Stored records
┌────────

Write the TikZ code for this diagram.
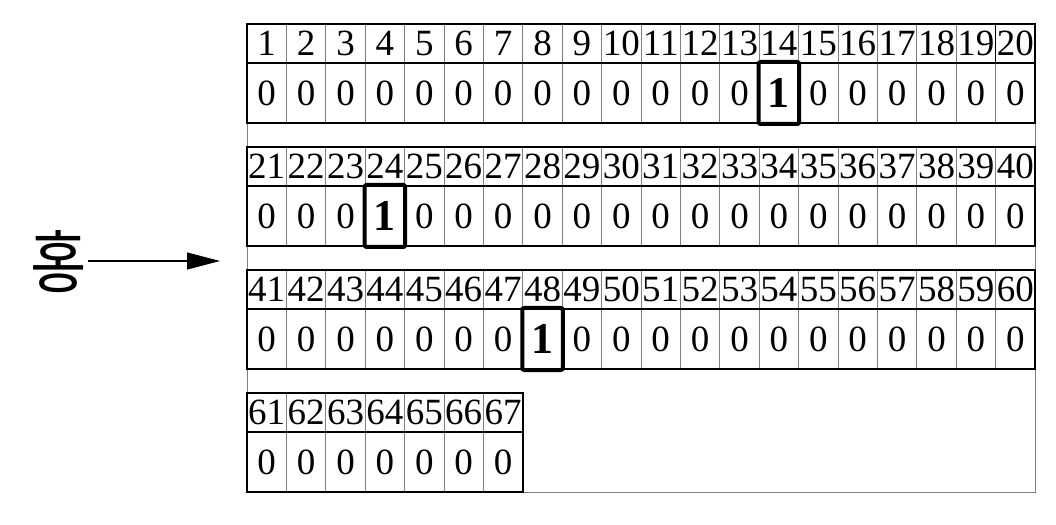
\documentclass[tikz,border=0pt]{standalone}
\usepackage{fontspec}
\setmainfont{Liberation Serif}
\newfontfamily\kofont{Noto Sans CJK KR}
\usetikzlibrary{arrows.meta}

\begin{document}
\begin{tikzpicture}[x=1bp,y=-1bp,
  idx/.style={inner sep=0pt,minimum width=39.4bp,minimum height=39bp,
    font=\fontsize{37bp}{37bp}\selectfont},
  val/.style={inner sep=0pt,minimum width=39.4bp,minimum height=60bp,
    font=\fontsize{37bp}{37bp}\selectfont},
  hit/.style={draw,line width=4bp,rounded corners=2bp,inner sep=0pt,
    minimum width=40.5bp,minimum height=62bp,
    font=\fontsize{44bp}{44bp}\selectfont\bfseries},
  cellline/.style={draw=gray,line width=1bp},
  blockframe/.style={draw=black,line width=2bp}]
\useasboundingbox (0,0) rectangle (1056,525);
\draw[cellline] (247,24) rectangle (1035,492);
% four blocks of bits
\foreach \b/\n in {0/20,1/20,2/20,3/7}{
  \pgfmathsetmacro\top{24+123*\b}
  \pgfmathtruncatemacro\m{\n-1}
  \foreach \i in {1,...,\m}
    \draw[cellline] ({247+\i*39.4},\top) -- ++(0,99);
  \draw[blockframe] (247,\top) rectangle ({247+\n*39.4},{\top+99});
  \draw[blockframe] (247,{\top+39}) -- ++({\n*39.4},0);
  \foreach \i in {1,...,\n}{
    \pgfmathtruncatemacro\k{20*\b+\i}
    \node[idx] (i\k) at ({247+(\i-0.5)*39.4},{\top+19.5}) {\k};
    \pgfmathtruncatemacro\ishit{(\k==14)||(\k==24)||(\k==48)}
    \ifnum\ishit=0
      \node[val] (v\k) at ({247+(\i-0.5)*39.4},{\top+69}) {0};
    \fi
  }
}
\draw[line width=1.5bp] (i20.north west) -- (i20.south west);
% the set bits
\foreach \k/\b/\i in {14/0/14,24/1/4,48/2/8}
  \node[hit] (v\k) at ({247+(\i-0.5)*39.4},{24+123*\b+69}) {1};
% label and arrow
\node[inner sep=0pt,xscale=0.9,transform shape] (name) at (59,262)
  {\kofont\fontsize{68bp}{68bp}\selectfont 홍};
\coordinate (tip) at (220,261);
\draw[line width=1.2bp,-{Triangle[length=33bp,width=17bp]}] (88,261) -- (tip);
\end{tikzpicture}
\end{document}
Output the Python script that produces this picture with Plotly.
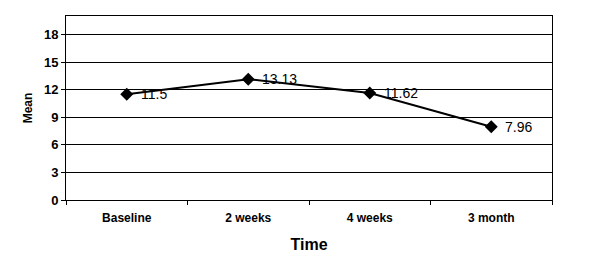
import plotly.graph_objects as go

categories = ["Baseline", "2 weeks", "4 weeks", "3 month"]
means = [11.5, 13.13, 11.62, 7.96]
labels = ["11.5", "13.13", "11.62", "7.96"]
y_ticks = [0, 3, 6, 9, 12, 15, 18]

font_family = "Liberation Sans, Arial, sans-serif"

fig = go.Figure()
fig.add_trace(go.Scatter(
    x=categories, y=means, mode="lines+markers",
    line=dict(color="black", width=2),
    marker=dict(symbol="diamond", size=10, color="black"),
    cliponaxis=False,
))

for c, v, t in zip(categories, means, labels):
    fig.add_annotation(
        x=c, y=v, text=t, showarrow=False, xanchor="left", yanchor="middle",
        xshift=12, font=dict(family=font_family, size=14, color="black"),
    )

# The page body has an 8px margin, so the figure is sized to fit the 600x274 window.
fig.update_layout(
    width=584, height=258,
    margin=dict(l=58, r=40, t=8, b=66, autoexpand=False),
    paper_bgcolor="white", plot_bgcolor="white",
    showlegend=False,
    font=dict(family=font_family, color="black"),
    xaxis=dict(
        type="category", range=[-0.5, 3.5], automargin=False,
        tickson="boundaries", ticks="outside", ticklen=4, tickcolor="black",
        ticklabelstandoff=7,
        showline=True, linecolor="black", linewidth=1, mirror=True,
        showgrid=False,
        tickfont=dict(family=font_family, size=12, color="black", weight="bold"),
        title=dict(text="Time", font=dict(family=font_family, size=16, color="black", weight="bold"), standoff=14),
    ),
    yaxis=dict(
        range=[0, 20], tickvals=y_ticks, automargin=False,
        ticks="outside", ticklen=4, tickcolor="black",
        showline=True, linecolor="black", linewidth=1, mirror=True,
        showgrid=True, gridcolor="black", gridwidth=1,
        zeroline=False,
        tickfont=dict(family=font_family, size=13, color="black", weight="bold"),
        title=dict(text="Mean", font=dict(family=font_family, size=12, color="black", weight="bold"), standoff=8),
    ),
)

fig.write_html("out.html")
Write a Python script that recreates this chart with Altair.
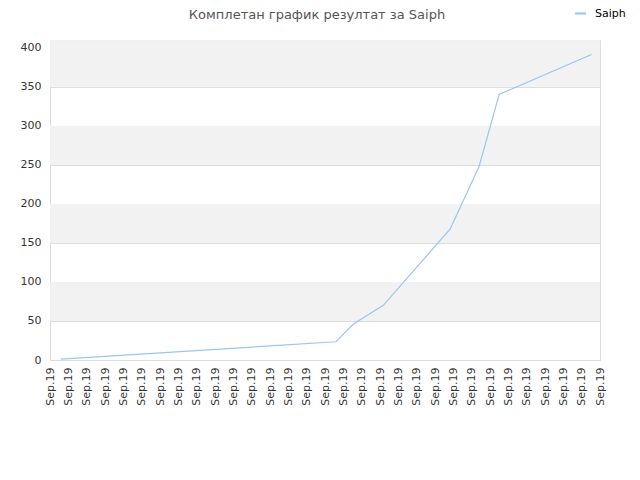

└────────

- **Problem to work on**: Each line in the data that holds the string "this" should be found and copied.

- **Complete response**:
Write the TikZ code for this diagram.
Output the Python script that produces this picture with Plotly.
Write a Python script that recreates this chart with Altair.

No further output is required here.